L'ACBF a aussi enregistré des succès dans la promotion des connaissances et de l'apprentissage en Afrique en aidant l'UA à identifier les capacités nécessaires pour la bonne mise en œuvre de l'Agenda 2063 ainsi que des stratégies pour les renforcer.
La Fondation a également soutenu le développement et le partage de données améliorées et de preuves empiriques sur le renforcement des capacités pour une prise de décision éclairée dans le cadre du Rapport sur les capacités en Afrique de l'ACBF.
Nos réalisations comprennent aussi la création du Sommet phare des think tanks africains pour l'apprentissage par les pairs et le partage des solutions innovantes, en vue de soutenir le programme de développement de l'Afrique ainsi que la gestion du courtage de connaissances amélioré sur la gestion axée sur les résultats de développement (GRD), à travers une communauté de pratiques, qui a permis de faire avancer les processus de développement nationaux et régionaux », a déclaré le professeur Nnadozie.
Il a exprimé sa sincère gratitude à tous les Etats membres et aux partenaires de l'ACBF, en particulier le Groupe de la Banque africaine de développement, le PNUD, l’Afreximbank, la BADEA et le Groupe de la Banque mondiale pour leur formidable soutien à la Fondation qui lui a permis de s’investir en faveur de l'Afrique.
Appui
Dans le même ordre d'idées, M. Mwenchaa déclaré que les initiatives entreprises par l'ACBF en Afrique constituent une illustration de sa pertinence continue comme interlocuteur crédible en matière de résolution des problèmes de capacité. Il a donc invité les gouvernements et les acteurs non étatiques à travailler en synergie pour combler les lacunes en matière de capacités relatives à l'emploi des jeunes en Afrique.
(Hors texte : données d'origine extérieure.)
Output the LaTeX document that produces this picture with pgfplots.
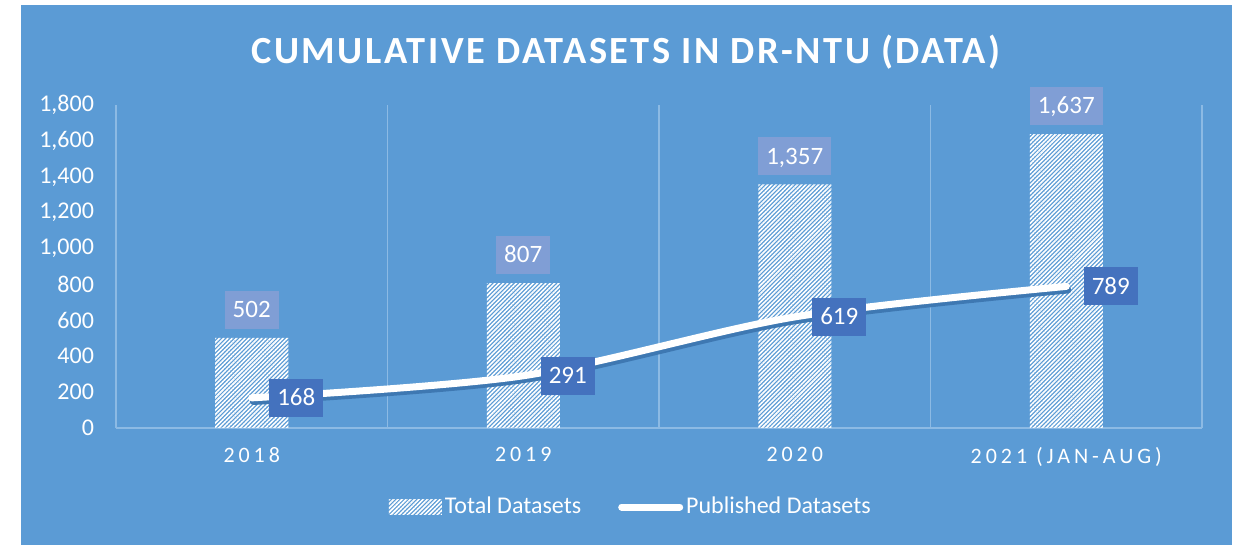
\documentclass[border=0pt]{standalone}
\usepackage{fontspec}
\setmainfont{Carlito}
\newfontfamily\spaced[LetterSpace=18]{Carlito}
\newfontfamily\titlefont[LetterSpace=6.5]{Carlito}
\usepackage{pgfplots}
\pgfplotsset{compat=1.18}
\usetikzlibrary{patterns.meta}
\definecolor{bg}{RGB}{91,155,213}
\definecolor{gridc}{RGB}{140,186,228}
\definecolor{labA}{RGB}{128,158,213}
\definecolor{labB}{RGB}{68,114,190}
\definecolor{shadowc}{RGB}{62,120,178}
\begin{document}
\begin{tikzpicture}
\fill[white] (0,0) rectangle (619pt,272.5pt);
\fill[bg] (10.5pt,0) rectangle (616pt,270pt);
\node[text=white,font=\titlefont\bfseries\fontsize{19.2}{22}\selectfont] at (313pt,246.5pt) {CUMULATIVE DATASETS IN DR-NTU (DATA)};
\begin{axis}[
  at={(58pt,58.5pt)}, anchor=south west, scale only axis,
  width=543pt, height=161.5pt,
  xmin=-0.5, xmax=3.5, ymin=0, ymax=1800,
  clip=false,
  axis x line*=bottom, axis y line*=left,
  x axis line style={draw=gridc, line width=0.8pt, -},
  y axis line style={draw=none},
  xtick={0,1,2,3},
  xticklabels={2018,2019,2020,2021 (JAN-AUG)},
  minor xtick={-0.5,0.5,1.5,2.5,3.5},
  xminorgrids=true,
  minor grid style={draw=gridc, line width=0.8pt},
  ytick={0,200,...,1800},
  major tick length=0pt, minor tick length=0pt,
  /pgf/number format/.cd, 1000 sep={,}, assume math mode=true, /pgfplots/.cd,
  tick label style={text=white, font=\fontsize{12}{14}\selectfont},
  xticklabel style={font=\spaced\fontsize{11}{13}\selectfont, yshift=-6pt},
  yticklabel style={xshift=-7.5pt},
  legend columns=2,
  legend style={at={(0.4745,-0.2446)}, anchor=center, draw=none, fill=none,
    text=white, font=\fontsize{12}{14}\selectfont,
    nodes={inner sep=1.5pt},
    /tikz/every even column/.append style={column sep=17pt}},
]
\addplot[ybar, bar width=36.5pt, draw=none,
  pattern={Lines[angle=45,distance=1.5pt,line width=0.8pt]}, pattern color=white,
  nodes near coords,
  nodes near coords style={fill=labA, text=white, inner xsep=4pt, inner ysep=5.5pt,
    text height=8pt, text depth=0pt, anchor=south, yshift=4.5pt, font=\fontsize{12.5}{14}\selectfont},
  legend image code/.code={\fill[pattern={Lines[angle=45,distance=1.5pt,line width=0.8pt]}, pattern color=white] (0pt,-3.5pt) rectangle (26.5pt,3.5pt);}
] coordinates {(0,502) (1,807) (2,1357) (3,1637)};
\addlegendentry{Total Datasets}
\addplot[shadowc, line width=3.5pt, smooth, line cap=round, shift={(0.8pt,-1.8pt)}, forget plot]
  coordinates {(0,168) (1,291) (2,619) (3,789)};
\addplot[white, line width=3.5pt, smooth, line cap=round,
  nodes near coords,
  nodes near coords style={fill=labB, text=white, inner xsep=4pt, inner ysep=5.5pt,
    text height=8pt, text depth=0pt, anchor=west, xshift=7pt, font=\fontsize{12.5}{14}\selectfont},
  legend image code/.code={\draw[white, line width=3.5pt, line cap=round] (0pt,0pt) -- (29pt,0pt);}
] coordinates {(0,168) (1,291) (2,619) (3,789)};
\addlegendentry{Published Datasets}
\end{axis}
\end{tikzpicture}
\end{document}
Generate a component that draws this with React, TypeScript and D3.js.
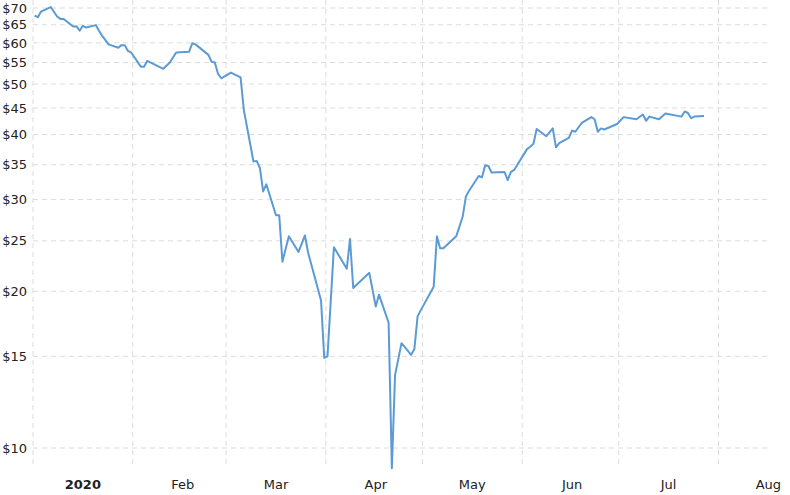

« La bonne résolution du problème de chômage des jeunes nécessite des efforts cohérents et une approche multipartite », a déclaré M. Mwencha. « Nous avons tous le devoir de comprendre la nature et l'ampleur du problème et de jouer notre rôle dans la résolution du problème. Il pourrait s'agir du partage des meilleures pratiques relatives à l'élaboration de politiques, des interventions stratégiques et la détermination des principales priorités en vue de relever le défi du chômage en Afrique. »
M. Mwenchaa ajouté que: «Plus que jamais, l'Afrique a besoin de voir l'ACBF non seulement continuer à jouer son rôle actuel de coordination du renforcement des capacités, mais aussi à intensifier les efforts pour lever efficacement les obstacles au développement et mieux appuyer les interventions de développement des compétences. »
La Fondation est bien placée pour jouer ce rôle en Afrique, étant donné qu'elle a accumulé une immense expérience et de solides connaissances sur le renforcement des capacités.
Pour cette raison, M. Mwenchaa invité les partenaires au développement à continuer de soutenir la Fondation pour lui permettre de continuer à prester des services dont ses pays membres ont tant besoin.
Il a adressé ses remerciements aux gouvernements africains pour leurs contributions financières accrues en faveur de la Fondation. Ces importantes contributions sont selon lui, la preuve d'une forte appropriation continentale de l'organisation.
« Cependant, » a-t-il déclaré, « la tâche à accomplir exige des ressources encore plus importantes et un niveau accru de soutien politique et financier. Ensemble, continuons à bâtir l'Afrique que nous voulons, une Afrique capable de réaliser son propre développement », a-t-il ajouté.